Your node's status should now be `Ready,Schedulable`.

### Scaling Many Nodes at Once

Since the node names for worker nodes created using
Kubespray/Jetstream_Kubespray are of the form
`$CLUSTER-k8s-node-<number>` or `$CLUSTER-k8s-node-nf-<number>`, we can use a `bash` for loop to soft
scale multiple nodes at once.

See the [`k8s_softscale.sh`](https://github.com/zonca/jetstream_kubespray/blob/branch_v2.21.0/k8s_softscale.sh) script in the repository.

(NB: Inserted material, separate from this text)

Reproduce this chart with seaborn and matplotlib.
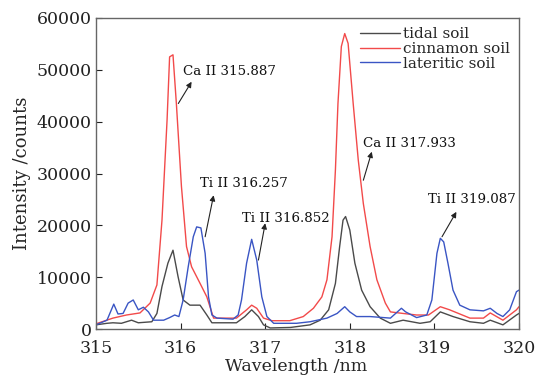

It is recommended to execute one step at a time and verify that it executed to completion before rerunning the script uncommenting the next step.

## Benchmark

Just as a reference, here are time measurements I took executing the default configuration of the Kubernetes deployment (`m3.medium` instances both for master and for nodes), with no deployed services, just executed once:

* Ansible run for initial deployment of 1 master + 1 worker: 27m
* Terraform run to create other 9 workers: < 1m
* Ansible run to scale the Kubernetes cluster to the 9 extra nodes: 43m
* Cordon 9 nodes: 3s
* Shelve 9 nodes: 3m
* Unshelve 9 nodes: <5m
* Uncordon 9 nodes: 3s

This technique is quite impressive, bring the time needed to scale a cluster from 1 to 10 nodes from 43m down to less than 5m.